--- Data extract ---

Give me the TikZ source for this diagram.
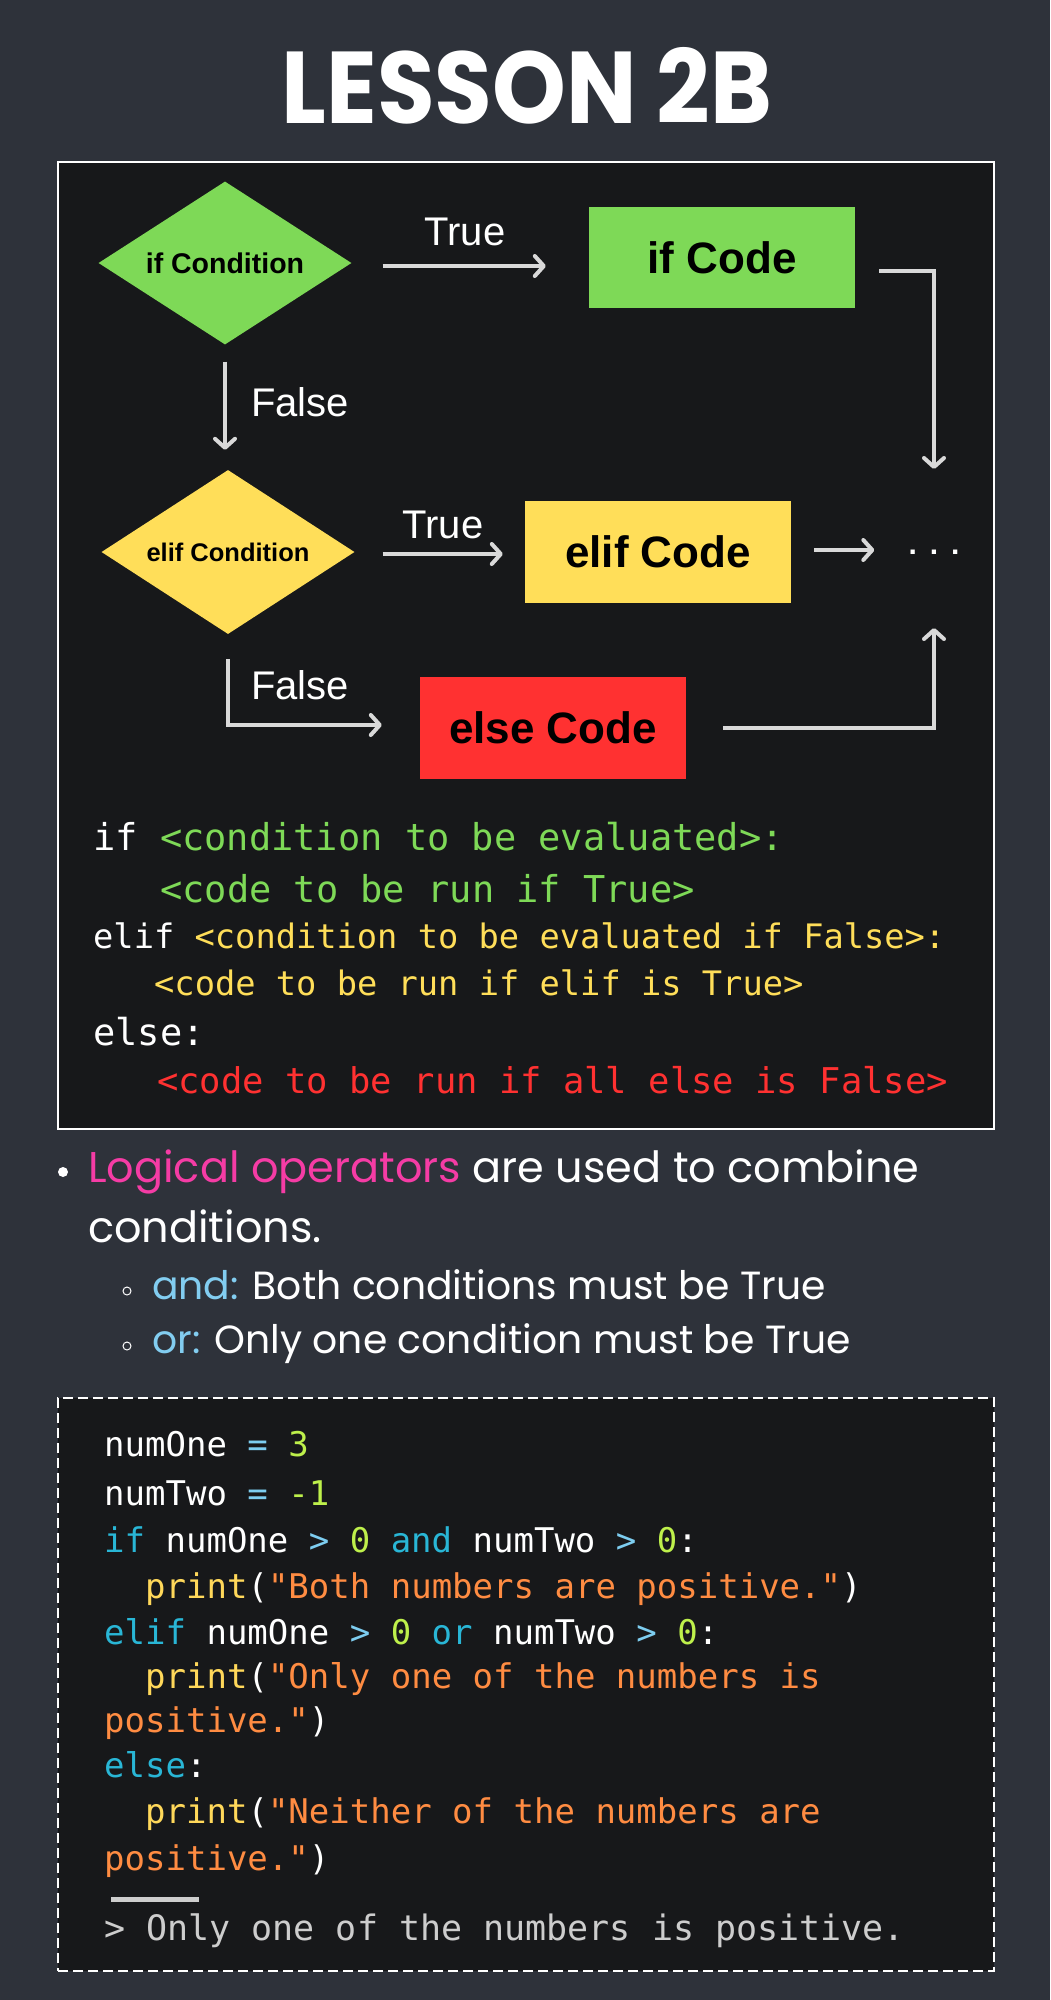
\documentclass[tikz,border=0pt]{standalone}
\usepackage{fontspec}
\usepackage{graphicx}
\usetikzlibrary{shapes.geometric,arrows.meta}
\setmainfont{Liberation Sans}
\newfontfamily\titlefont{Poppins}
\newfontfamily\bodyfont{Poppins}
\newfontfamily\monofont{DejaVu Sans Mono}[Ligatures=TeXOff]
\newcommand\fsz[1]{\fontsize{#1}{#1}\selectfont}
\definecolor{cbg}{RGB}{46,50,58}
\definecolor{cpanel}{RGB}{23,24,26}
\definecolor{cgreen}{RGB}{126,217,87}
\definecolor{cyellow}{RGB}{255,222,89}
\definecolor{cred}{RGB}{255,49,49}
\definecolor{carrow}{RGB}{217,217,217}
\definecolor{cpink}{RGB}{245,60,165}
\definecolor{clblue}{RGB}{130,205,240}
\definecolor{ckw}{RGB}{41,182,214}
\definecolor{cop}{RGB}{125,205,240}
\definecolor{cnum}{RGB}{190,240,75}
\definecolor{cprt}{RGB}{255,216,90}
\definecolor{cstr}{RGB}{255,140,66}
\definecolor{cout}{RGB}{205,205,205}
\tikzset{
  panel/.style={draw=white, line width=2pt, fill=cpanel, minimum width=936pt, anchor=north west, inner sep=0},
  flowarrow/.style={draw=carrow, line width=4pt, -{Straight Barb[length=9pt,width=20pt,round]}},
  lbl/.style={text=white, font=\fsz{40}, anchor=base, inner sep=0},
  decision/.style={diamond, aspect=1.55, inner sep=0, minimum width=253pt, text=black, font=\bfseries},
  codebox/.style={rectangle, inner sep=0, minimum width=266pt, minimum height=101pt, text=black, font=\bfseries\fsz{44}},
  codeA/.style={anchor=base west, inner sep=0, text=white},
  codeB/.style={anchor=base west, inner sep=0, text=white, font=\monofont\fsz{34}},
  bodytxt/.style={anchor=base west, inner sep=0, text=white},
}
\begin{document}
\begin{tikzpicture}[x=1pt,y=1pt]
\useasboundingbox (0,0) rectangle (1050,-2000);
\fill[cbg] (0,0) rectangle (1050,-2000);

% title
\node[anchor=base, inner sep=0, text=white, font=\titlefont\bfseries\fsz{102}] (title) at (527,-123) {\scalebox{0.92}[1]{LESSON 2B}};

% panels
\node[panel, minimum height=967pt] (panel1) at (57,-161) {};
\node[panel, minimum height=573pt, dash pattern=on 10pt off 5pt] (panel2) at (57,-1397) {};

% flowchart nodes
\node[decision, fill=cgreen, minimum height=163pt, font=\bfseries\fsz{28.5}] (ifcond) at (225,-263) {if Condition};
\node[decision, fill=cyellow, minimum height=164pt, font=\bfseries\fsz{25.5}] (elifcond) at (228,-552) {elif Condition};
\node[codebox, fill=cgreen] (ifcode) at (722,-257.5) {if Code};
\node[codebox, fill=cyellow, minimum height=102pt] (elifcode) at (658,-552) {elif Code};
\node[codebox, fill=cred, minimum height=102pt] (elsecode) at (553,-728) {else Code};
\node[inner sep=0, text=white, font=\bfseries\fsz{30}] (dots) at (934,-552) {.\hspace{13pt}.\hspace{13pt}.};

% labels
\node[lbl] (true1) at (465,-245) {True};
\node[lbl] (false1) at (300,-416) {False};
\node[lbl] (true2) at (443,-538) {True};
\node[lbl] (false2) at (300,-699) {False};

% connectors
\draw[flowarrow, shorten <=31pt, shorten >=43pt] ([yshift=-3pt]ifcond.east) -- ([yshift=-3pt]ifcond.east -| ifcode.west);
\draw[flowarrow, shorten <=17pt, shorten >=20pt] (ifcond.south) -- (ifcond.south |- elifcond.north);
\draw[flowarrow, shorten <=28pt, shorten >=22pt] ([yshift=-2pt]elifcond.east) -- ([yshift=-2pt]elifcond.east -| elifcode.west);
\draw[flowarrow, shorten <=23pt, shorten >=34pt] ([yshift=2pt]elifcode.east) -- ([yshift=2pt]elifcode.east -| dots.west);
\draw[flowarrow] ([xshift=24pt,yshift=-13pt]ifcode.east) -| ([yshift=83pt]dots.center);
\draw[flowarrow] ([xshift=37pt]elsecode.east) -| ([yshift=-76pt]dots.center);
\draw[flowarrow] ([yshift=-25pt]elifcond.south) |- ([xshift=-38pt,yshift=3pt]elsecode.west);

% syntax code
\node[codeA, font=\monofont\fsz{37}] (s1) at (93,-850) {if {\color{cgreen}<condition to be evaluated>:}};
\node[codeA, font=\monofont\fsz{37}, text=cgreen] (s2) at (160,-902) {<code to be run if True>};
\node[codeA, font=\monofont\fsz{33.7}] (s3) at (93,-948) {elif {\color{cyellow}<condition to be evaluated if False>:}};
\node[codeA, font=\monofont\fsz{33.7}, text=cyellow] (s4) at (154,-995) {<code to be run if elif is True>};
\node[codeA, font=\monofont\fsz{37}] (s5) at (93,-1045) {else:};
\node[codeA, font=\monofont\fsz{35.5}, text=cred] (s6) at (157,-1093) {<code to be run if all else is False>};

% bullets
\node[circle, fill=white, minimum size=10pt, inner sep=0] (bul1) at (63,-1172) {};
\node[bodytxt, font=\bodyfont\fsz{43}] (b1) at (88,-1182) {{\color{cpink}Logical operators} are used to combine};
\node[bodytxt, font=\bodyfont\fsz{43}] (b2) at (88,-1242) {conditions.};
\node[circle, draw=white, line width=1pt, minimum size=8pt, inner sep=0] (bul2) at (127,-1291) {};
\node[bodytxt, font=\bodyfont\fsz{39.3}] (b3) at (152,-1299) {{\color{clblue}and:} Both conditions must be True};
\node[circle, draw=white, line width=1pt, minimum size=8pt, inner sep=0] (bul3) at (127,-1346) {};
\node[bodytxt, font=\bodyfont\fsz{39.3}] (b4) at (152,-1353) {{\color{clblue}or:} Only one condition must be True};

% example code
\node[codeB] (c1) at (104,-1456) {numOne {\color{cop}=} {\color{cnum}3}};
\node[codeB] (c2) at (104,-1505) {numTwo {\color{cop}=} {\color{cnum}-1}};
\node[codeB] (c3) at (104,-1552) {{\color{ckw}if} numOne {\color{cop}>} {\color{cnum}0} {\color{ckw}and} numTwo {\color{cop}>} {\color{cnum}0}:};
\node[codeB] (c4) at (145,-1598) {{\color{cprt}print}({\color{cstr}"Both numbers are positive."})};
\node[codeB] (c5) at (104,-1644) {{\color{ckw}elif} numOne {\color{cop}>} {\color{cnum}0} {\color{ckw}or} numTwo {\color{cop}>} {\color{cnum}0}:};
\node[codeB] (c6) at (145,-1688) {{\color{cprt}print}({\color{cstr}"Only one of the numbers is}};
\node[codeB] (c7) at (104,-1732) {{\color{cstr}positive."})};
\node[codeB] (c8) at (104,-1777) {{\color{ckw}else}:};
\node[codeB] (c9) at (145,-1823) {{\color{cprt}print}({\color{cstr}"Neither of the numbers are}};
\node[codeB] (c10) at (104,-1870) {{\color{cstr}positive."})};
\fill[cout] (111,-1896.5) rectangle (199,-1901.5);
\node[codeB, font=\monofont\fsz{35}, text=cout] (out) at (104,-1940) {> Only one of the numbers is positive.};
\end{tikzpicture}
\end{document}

---

**What is asked:** Transcribe the full listing character for character. Pictures are excluded.

**Answer:**
Give me the TikZ source for this diagram.
\documentclass[tikz,border=0pt]{standalone}
\usepackage{fontspec}
\usepackage{graphicx}
\usetikzlibrary{shapes.geometric,arrows.meta}
\setmainfont{Liberation Sans}
\newfontfamily\titlefont{Poppins}
\newfontfamily\bodyfont{Poppins}
\newfontfamily\monofont{DejaVu Sans Mono}[Ligatures=TeXOff]
\newcommand\fsz[1]{\fontsize{#1}{#1}\selectfont}
\definecolor{cbg}{RGB}{46,50,58}
\definecolor{cpanel}{RGB}{23,24,26}
\definecolor{cgreen}{RGB}{126,217,87}
\definecolor{cyellow}{RGB}{255,222,89}
\definecolor{cred}{RGB}{255,49,49}
\definecolor{carrow}{RGB}{217,217,217}
\definecolor{cpink}{RGB}{245,60,165}
\definecolor{clblue}{RGB}{130,205,240}
\definecolor{ckw}{RGB}{41,182,214}
\definecolor{cop}{RGB}{125,205,240}
\definecolor{cnum}{RGB}{190,240,75}
\definecolor{cprt}{RGB}{255,216,90}
\definecolor{cstr}{RGB}{255,140,66}
\definecolor{cout}{RGB}{205,205,205}
\tikzset{
  panel/.style={draw=white, line width=2pt, fill=cpanel, minimum width=936pt, anchor=north west, inner sep=0},
  flowarrow/.style={draw=carrow, line width=4pt, -{Straight Barb[length=9pt,width=20pt,round]}},
  lbl/.style={text=white, font=\fsz{40}, anchor=base, inner sep=0},
  decision/.style={diamond, aspect=1.55, inner sep=0, minimum width=253pt, text=black, font=\bfseries},
  codebox/.style={rectangle, inner sep=0, minimum width=266pt, minimum height=101pt, text=black, font=\bfseries\fsz{44}},
  codeA/.style={anchor=base west, inner sep=0, text=white},
  codeB/.style={anchor=base west, inner sep=0, text=white, font=\monofont\fsz{34}},
  bodytxt/.style={anchor=base west, inner sep=0, text=white},
}
\begin{document}
\begin{tikzpicture}[x=1pt,y=1pt]
\useasboundingbox (0,0) rectangle (1050,-2000);
\fill[cbg] (0,0) rectangle (1050,-2000);

% title
\node[anchor=base, inner sep=0, text=white, font=\titlefont\bfseries\fsz{102}] (title) at (527,-123) {\scalebox{0.92}[1]{LESSON 2B}};

% panels
\node[panel, minimum height=967pt] (panel1) at (57,-161) {};
\node[panel, minimum height=573pt, dash pattern=on 10pt off 5pt] (panel2) at (57,-1397) {};

% flowchart nodes
\node[decision, fill=cgreen, minimum height=163pt, font=\bfseries\fsz{28.5}] (ifcond) at (225,-263) {if Condition};
\node[decision, fill=cyellow, minimum height=164pt, font=\bfseries\fsz{25.5}] (elifcond) at (228,-552) {elif Condition};
\node[codebox, fill=cgreen] (ifcode) at (722,-257.5) {if Code};
\node[codebox, fill=cyellow, minimum height=102pt] (elifcode) at (658,-552) {elif Code};
\node[codebox, fill=cred, minimum height=102pt] (elsecode) at (553,-728) {else Code};
\node[inner sep=0, text=white, font=\bfseries\fsz{30}] (dots) at (934,-552) {.\hspace{13pt}.\hspace{13pt}.};

% labels
\node[lbl] (true1) at (465,-245) {True};
\node[lbl] (false1) at (300,-416) {False};
\node[lbl] (true2) at (443,-538) {True};
\node[lbl] (false2) at (300,-699) {False};

% connectors
\draw[flowarrow, shorten <=31pt, shorten >=43pt] ([yshift=-3pt]ifcond.east) -- ([yshift=-3pt]ifcond.east -| ifcode.west);
\draw[flowarrow, shorten <=17pt, shorten >=20pt] (ifcond.south) -- (ifcond.south |- elifcond.north);
\draw[flowarrow, shorten <=28pt, shorten >=22pt] ([yshift=-2pt]elifcond.east) -- ([yshift=-2pt]elifcond.east -| elifcode.west);
\draw[flowarrow, shorten <=23pt, shorten >=34pt] ([yshift=2pt]elifcode.east) -- ([yshift=2pt]elifcode.east -| dots.west);
\draw[flowarrow] ([xshift=24pt,yshift=-13pt]ifcode.east) -| ([yshift=83pt]dots.center);
\draw[flowarrow] ([xshift=37pt]elsecode.east) -| ([yshift=-76pt]dots.center);
\draw[flowarrow] ([yshift=-25pt]elifcond.south) |- ([xshift=-38pt,yshift=3pt]elsecode.west);

% syntax code
\node[codeA, font=\monofont\fsz{37}] (s1) at (93,-850) {if {\color{cgreen}<condition to be evaluated>:}};
\node[codeA, font=\monofont\fsz{37}, text=cgreen] (s2) at (160,-902) {<code to be run if True>};
\node[codeA, font=\monofont\fsz{33.7}] (s3) at (93,-948) {elif {\color{cyellow}<condition to be evaluated if False>:}};
\node[codeA, font=\monofont\fsz{33.7}, text=cyellow] (s4) at (154,-995) {<code to be run if elif is True>};
\node[codeA, font=\monofont\fsz{37}] (s5) at (93,-1045) {else:};
\node[codeA, font=\monofont\fsz{35.5}, text=cred] (s6) at (157,-1093) {<code to be run if all else is False>};

% bullets
\node[circle, fill=white, minimum size=10pt, inner sep=0] (bul1) at (63,-1172) {};
\node[bodytxt, font=\bodyfont\fsz{43}] (b1) at (88,-1182) {{\color{cpink}Logical operators} are used to combine};
\node[bodytxt, font=\bodyfont\fsz{43}] (b2) at (88,-1242) {conditions.};
\node[circle, draw=white, line width=1pt, minimum size=8pt, inner sep=0] (bul2) at (127,-1291) {};
\node[bodytxt, font=\bodyfont\fsz{39.3}] (b3) at (152,-1299) {{\color{clblue}and:} Both conditions must be True};
\node[circle, draw=white, line width=1pt, minimum size=8pt, inner sep=0] (bul3) at (127,-1346) {};
\node[bodytxt, font=\bodyfont\fsz{39.3}] (b4) at (152,-1353) {{\color{clblue}or:} Only one condition must be True};

% example code
\node[codeB] (c1) at (104,-1456) {numOne {\color{cop}=} {\color{cnum}3}};
\node[codeB] (c2) at (104,-1505) {numTwo {\color{cop}=} {\color{cnum}-1}};
\node[codeB] (c3) at (104,-1552) {{\color{ckw}if} numOne {\color{cop}>} {\color{cnum}0} {\color{ckw}and} numTwo {\color{cop}>} {\color{cnum}0}:};
\node[codeB] (c4) at (145,-1598) {{\color{cprt}print}({\color{cstr}"Both numbers are positive."})};
\node[codeB] (c5) at (104,-1644) {{\color{ckw}elif} numOne {\color{cop}>} {\color{cnum}0} {\color{ckw}or} numTwo {\color{cop}>} {\color{cnum}0}:};
\node[codeB] (c6) at (145,-1688) {{\color{cprt}print}({\color{cstr}"Only one of the numbers is}};
\node[codeB] (c7) at (104,-1732) {{\color{cstr}positive."})};
\node[codeB] (c8) at (104,-1777) {{\color{ckw}else}:};
\node[codeB] (c9) at (145,-1823) {{\color{cprt}print}({\color{cstr}"Neither of the numbers are}};
\node[codeB] (c10) at (104,-1870) {{\color{cstr}positive."})};
\fill[cout] (111,-1896.5) rectangle (199,-1901.5);
\node[codeB, font=\monofont\fsz{35}, text=cout] (out) at (104,-1940) {> Only one of the numbers is positive.};
\end{tikzpicture}
\end{document}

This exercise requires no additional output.